The stuff that is often found on the bark of trees is lichens. They are unique and harmless, but some consider them to be unsightly. So what are lichens and what is the treatment for them?
Lichens on trees are a symbiotic relationship between fungus and algae. The fungus grows on the tree bark and collects moisture, which the algae need. The algae then create food from the sunlight to feed the fungus.
Lichens on tree bark are harmless to the tree. Rhizines (similar to roots) allow them to attach to, but not deeply into the bark, thus not harming the tree. Many people think that lichens harm the tree when a tree becomes sick. This is impossible, and most likely the lichen was probably there long before the tree became sick.

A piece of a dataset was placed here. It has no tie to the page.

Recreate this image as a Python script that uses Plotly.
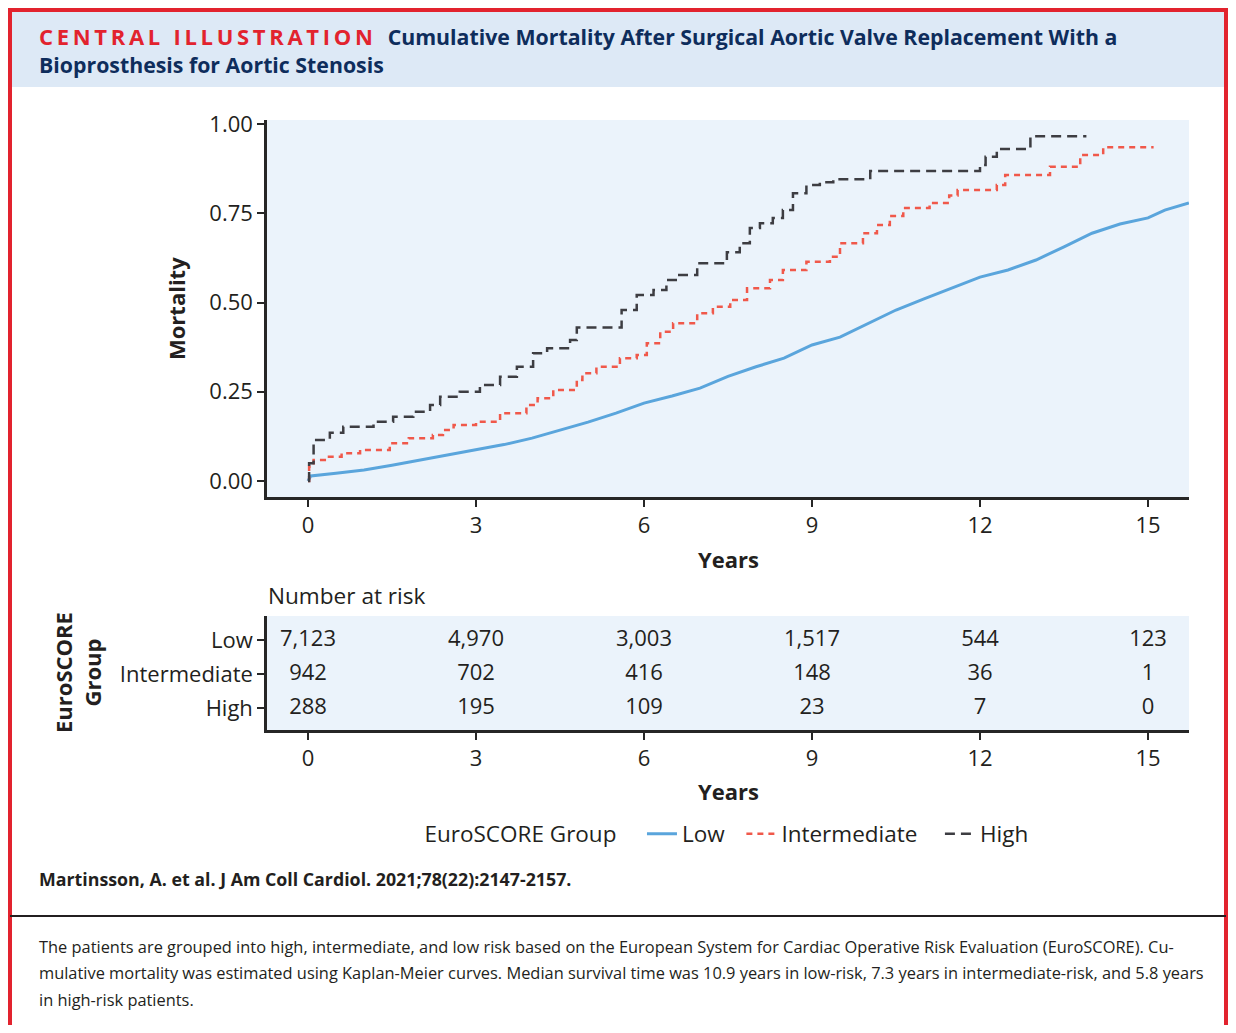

While lichens are harmless to trees, some people still want to get rid of them. One way is to scrub the lichens with a soapy solution. Most should come off easily, but don’t scrub too hard, as this could damage the bark, which could lead to disease or pests.
The best treatment is to change the environment where the lichens are growing. Lichens grow best in cool, partly sunny, moist locations. Thinning out tree branches overhead allows more sunlight and airflow to reach the bark. Also, make sure that irrigation water doesn’t routinely hit the lichens.
Lichens live with them or attempt to get rid of them. Sometimes it is better to leave them alone.